Class PolynomialFunctionLagrangeForm

  • All Implemented Interfaces:
    UnivariateFunction

    public class PolynomialFunctionLagrangeForm
    extends Object
    implements UnivariateFunction
    Implements the representation of a real polynomial function in Lagrange Form. For reference, see Introduction to Numerical Analysis, ISBN 038795452X, chapter 2.

    The approximated function should be smooth enough for Lagrange polynomial to work well. Otherwise, consider using splines instead.

    Since:
    1.2
    • Method Detail

      • degree

        public int degree()
        Returns the degree of the polynomial.
        Returns:
        the degree of the polynomial
      • getInterpolatingPoints

        public double[] getInterpolatingPoints()
        Returns a copy of the interpolating points array.

        Changes made to the returned copy will not affect the polynomial.

        Returns:
        a fresh copy of the interpolating points array
      • getInterpolatingValues

        public double[] getInterpolatingValues()
        Returns a copy of the interpolating values array.

        Changes made to the returned copy will not affect the polynomial.

        Returns:
        a fresh copy of the interpolating values array
      • getCoefficients

        public double[] getCoefficients()
        Returns a copy of the coefficients array.

        Changes made to the returned copy will not affect the polynomial.

        Note that coefficients computation can be ill-conditioned.

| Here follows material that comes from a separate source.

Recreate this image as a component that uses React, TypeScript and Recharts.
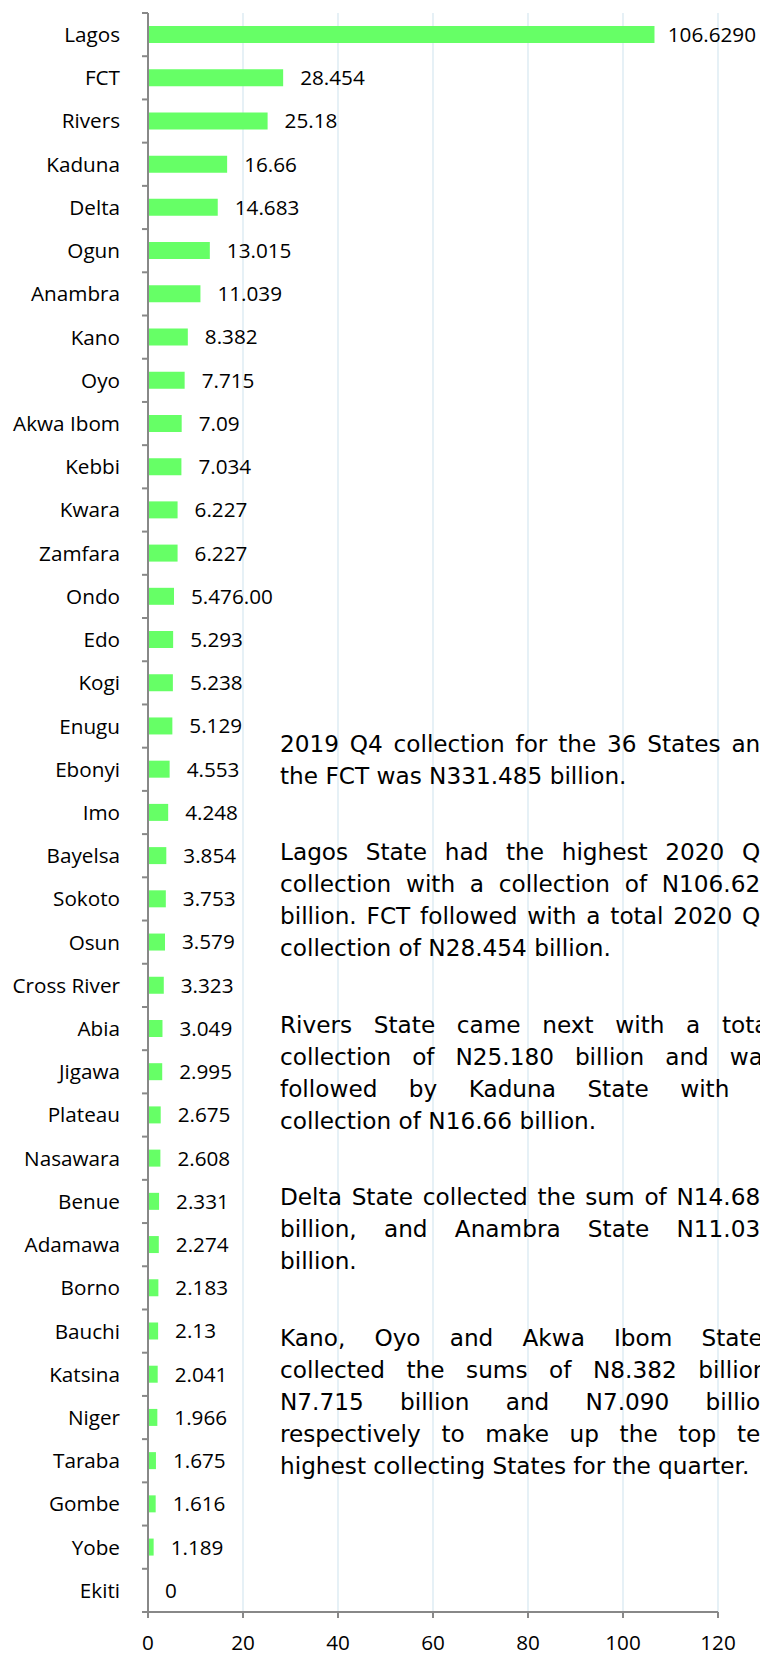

Use with caution and only when it is necessary.

        Returns:
        a fresh copy of the coefficients array
      • computeCoefficients

        protected void computeCoefficients()
        Calculate the coefficients of Lagrange polynomial from the interpolation data. It takes O(n^2) time. Note that this computation can be ill-conditioned: Use with caution and only when it is necessary.